Ministry of Housing and Works
- In office 2012–2013
- Prime Minister: Raja Pervaiz Ashraf

Member of the National Assembly of Pakistan
- In office 2008–2013
- Constituency: NA-103 (Hafizabad)

Member of the National Assembly of Pakistan
- In office 2002–2007
- Constituency: NA-103 (Hafizabad)

Personal details
- Party: PML-Q

= Liaqat Abbas Bhatti =

Former member of National Assembly of Pakistan

Chaudhry Liaqat Abbas Bhatti is a Pakistani politician who served as a member of the National Assembly of Pakistan.

== Political career ==
He was elected a member of the National Assembly of Pakistan from NA-103 as a candidate of the Pakistan Muslim League (Q) in the 2002 Pakistani general election.

He was re-elected from NA-103 as a candidate of the Pakistan Muslim League (Q) in the 2008 Pakistani general election.

In 2012, he was appointed to the Ministry of Housing and Works by Prime Minister Raja Pervaiz Ashraf.

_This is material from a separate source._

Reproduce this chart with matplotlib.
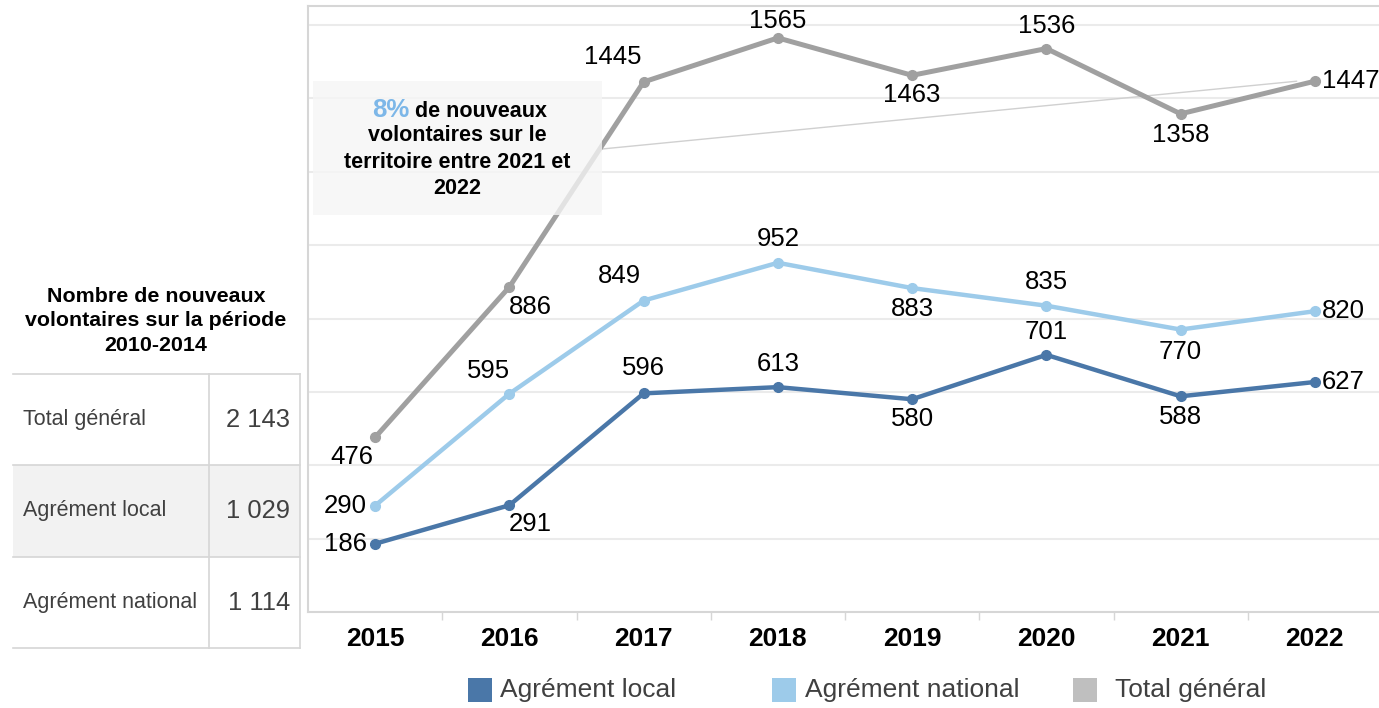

He was elected to the National Assembly for a third time from NA-103 as a candidate of the Pakistan Muslim League (Q) in the 2013 Pakistani general election. However, his election was subsequently invalidated due to voting irregularities, and a fresh poll was ordered. Thirty-seven election officials were subsequently charged in connection with the rigging.